**To do:** Give the number of lines that include the string "with", nothing more.

------------------------

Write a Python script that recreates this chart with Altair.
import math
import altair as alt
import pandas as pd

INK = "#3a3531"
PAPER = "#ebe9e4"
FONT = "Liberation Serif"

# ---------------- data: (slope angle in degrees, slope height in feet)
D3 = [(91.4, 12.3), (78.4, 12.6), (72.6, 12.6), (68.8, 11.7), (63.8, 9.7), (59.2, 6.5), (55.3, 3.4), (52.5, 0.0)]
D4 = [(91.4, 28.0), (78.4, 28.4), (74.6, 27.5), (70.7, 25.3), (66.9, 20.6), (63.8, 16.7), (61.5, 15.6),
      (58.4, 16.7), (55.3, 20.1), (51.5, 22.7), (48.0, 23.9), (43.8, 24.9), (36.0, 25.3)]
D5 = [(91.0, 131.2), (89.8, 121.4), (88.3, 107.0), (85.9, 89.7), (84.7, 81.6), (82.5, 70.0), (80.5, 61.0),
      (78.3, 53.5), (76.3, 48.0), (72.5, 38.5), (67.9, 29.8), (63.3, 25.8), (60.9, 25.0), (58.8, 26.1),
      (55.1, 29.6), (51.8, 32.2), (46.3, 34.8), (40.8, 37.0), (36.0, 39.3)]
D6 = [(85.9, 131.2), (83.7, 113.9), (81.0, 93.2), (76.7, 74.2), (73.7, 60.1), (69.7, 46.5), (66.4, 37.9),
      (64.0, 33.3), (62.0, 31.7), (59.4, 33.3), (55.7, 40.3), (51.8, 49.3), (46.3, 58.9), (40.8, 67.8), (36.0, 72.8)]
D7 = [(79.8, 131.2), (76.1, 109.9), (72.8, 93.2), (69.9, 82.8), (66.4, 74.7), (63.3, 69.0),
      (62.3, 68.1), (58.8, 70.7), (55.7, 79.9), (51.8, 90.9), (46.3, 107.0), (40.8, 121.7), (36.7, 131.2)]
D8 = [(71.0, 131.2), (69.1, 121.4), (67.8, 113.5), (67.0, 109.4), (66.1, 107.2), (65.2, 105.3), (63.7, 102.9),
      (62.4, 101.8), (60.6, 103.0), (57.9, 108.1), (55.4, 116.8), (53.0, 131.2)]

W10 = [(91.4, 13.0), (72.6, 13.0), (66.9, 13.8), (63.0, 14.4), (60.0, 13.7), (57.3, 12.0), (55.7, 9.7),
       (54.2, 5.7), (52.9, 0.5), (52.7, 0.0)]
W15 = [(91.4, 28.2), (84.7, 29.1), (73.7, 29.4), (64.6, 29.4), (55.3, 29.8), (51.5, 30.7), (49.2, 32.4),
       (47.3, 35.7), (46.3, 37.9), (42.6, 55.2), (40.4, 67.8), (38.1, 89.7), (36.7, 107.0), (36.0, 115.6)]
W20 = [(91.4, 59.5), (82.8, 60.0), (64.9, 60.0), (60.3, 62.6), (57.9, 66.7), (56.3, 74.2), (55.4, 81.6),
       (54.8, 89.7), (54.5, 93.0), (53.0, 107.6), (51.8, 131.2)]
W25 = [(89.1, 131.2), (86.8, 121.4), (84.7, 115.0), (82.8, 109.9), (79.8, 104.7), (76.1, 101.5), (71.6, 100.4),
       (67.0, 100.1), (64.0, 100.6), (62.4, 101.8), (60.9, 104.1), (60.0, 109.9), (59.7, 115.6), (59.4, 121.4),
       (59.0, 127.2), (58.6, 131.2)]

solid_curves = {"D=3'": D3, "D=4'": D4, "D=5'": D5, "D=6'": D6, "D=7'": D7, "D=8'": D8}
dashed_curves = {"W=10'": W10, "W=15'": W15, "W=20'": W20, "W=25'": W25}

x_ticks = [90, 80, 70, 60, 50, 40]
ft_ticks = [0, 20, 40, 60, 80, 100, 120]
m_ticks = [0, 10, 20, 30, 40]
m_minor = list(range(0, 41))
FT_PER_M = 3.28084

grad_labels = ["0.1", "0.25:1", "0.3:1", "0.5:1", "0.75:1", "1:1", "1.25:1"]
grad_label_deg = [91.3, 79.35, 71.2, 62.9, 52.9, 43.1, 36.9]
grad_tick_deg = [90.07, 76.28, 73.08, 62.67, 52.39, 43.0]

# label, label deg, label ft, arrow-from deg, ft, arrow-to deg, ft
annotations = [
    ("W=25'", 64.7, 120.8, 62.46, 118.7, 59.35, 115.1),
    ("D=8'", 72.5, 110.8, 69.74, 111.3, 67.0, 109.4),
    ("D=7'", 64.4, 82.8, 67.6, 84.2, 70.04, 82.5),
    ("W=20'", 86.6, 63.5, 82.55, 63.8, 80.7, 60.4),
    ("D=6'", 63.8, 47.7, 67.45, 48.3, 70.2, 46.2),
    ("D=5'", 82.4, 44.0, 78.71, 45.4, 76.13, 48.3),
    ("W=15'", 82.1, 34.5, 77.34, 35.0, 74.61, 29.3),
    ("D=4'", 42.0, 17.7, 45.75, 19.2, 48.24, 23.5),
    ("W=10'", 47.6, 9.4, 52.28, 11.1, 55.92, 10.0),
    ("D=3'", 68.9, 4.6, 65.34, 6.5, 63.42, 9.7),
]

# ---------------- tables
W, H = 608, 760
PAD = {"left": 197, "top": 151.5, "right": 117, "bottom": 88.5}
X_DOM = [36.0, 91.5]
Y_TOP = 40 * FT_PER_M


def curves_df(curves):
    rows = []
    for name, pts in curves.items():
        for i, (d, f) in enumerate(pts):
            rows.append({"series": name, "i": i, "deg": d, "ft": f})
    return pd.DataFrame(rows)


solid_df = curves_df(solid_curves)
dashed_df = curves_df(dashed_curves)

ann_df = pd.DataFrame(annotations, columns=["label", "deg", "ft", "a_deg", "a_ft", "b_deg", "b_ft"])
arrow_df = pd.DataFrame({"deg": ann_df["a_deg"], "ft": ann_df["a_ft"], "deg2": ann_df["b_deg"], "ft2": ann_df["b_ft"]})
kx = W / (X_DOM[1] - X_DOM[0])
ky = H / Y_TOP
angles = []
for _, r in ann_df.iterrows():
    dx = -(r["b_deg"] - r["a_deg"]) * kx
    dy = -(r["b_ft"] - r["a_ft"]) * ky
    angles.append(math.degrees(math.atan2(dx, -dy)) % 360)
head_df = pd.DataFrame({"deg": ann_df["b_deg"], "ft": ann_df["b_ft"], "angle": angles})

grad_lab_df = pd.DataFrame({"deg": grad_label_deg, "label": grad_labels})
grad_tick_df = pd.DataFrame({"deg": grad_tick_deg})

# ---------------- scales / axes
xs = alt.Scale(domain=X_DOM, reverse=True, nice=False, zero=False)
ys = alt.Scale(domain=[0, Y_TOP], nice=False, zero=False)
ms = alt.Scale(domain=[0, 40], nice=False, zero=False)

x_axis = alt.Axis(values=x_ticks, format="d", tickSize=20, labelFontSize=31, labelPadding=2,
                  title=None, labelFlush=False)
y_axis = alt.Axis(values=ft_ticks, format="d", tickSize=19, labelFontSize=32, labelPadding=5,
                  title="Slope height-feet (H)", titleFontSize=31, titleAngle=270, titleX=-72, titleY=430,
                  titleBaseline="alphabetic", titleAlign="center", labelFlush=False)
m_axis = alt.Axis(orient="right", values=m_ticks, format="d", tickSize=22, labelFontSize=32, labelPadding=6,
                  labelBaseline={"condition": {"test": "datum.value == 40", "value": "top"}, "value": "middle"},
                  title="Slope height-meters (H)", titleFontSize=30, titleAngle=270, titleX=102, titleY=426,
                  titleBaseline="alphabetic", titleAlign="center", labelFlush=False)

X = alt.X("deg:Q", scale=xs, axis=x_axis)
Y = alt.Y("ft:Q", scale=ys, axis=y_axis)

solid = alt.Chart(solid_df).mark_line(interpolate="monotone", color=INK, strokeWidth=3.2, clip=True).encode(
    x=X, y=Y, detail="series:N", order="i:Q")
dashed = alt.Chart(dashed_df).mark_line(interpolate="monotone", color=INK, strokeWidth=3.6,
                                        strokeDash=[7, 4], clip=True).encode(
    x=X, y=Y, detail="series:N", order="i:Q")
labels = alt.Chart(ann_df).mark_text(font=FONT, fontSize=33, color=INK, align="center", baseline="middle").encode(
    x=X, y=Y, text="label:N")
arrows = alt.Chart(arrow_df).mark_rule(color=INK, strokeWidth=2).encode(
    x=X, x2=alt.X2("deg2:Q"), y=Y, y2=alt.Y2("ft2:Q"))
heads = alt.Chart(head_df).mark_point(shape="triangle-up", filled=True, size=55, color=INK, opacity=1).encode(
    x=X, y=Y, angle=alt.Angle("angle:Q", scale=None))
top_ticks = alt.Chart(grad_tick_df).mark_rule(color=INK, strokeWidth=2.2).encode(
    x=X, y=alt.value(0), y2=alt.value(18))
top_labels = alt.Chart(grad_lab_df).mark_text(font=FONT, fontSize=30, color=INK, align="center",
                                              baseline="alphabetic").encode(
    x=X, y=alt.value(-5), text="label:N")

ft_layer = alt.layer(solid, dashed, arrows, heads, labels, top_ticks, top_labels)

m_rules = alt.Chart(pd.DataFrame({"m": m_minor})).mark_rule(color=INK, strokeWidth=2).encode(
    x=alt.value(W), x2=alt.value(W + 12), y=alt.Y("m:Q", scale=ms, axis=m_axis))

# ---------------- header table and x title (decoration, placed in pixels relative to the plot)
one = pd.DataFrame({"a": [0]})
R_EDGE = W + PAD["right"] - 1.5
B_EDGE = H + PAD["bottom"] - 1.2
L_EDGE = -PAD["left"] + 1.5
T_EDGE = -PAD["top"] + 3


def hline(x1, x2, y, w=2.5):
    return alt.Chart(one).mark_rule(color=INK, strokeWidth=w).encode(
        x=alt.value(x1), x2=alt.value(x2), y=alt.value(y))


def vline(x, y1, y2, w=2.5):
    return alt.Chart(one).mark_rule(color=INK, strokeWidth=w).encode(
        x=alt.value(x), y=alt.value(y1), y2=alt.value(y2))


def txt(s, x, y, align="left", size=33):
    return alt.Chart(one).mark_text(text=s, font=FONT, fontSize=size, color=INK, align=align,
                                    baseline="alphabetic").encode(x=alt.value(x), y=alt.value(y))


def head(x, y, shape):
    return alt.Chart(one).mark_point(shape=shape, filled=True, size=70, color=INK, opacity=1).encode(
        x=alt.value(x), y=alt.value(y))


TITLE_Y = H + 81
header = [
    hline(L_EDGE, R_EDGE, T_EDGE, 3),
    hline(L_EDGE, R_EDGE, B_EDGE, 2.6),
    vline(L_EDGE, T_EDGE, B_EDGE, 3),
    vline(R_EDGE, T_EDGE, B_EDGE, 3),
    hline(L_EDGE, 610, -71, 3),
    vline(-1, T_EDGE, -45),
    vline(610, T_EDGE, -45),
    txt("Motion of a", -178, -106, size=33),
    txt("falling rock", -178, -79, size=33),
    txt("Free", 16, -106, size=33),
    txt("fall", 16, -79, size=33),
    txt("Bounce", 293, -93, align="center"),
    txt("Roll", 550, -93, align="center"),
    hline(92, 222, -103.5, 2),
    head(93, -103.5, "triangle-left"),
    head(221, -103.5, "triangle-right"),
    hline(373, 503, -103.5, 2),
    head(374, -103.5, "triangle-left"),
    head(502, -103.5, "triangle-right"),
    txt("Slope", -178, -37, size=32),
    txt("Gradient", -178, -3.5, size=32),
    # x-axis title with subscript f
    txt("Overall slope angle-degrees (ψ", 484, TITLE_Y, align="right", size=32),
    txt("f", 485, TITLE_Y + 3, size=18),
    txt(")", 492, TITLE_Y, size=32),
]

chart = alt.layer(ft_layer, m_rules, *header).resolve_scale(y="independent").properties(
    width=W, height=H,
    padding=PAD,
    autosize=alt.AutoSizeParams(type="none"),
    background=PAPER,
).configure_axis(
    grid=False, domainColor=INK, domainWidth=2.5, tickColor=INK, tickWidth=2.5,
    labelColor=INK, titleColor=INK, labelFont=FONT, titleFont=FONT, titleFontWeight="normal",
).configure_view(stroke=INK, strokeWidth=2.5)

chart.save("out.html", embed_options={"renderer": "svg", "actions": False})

------------------------

**Solution below:** 2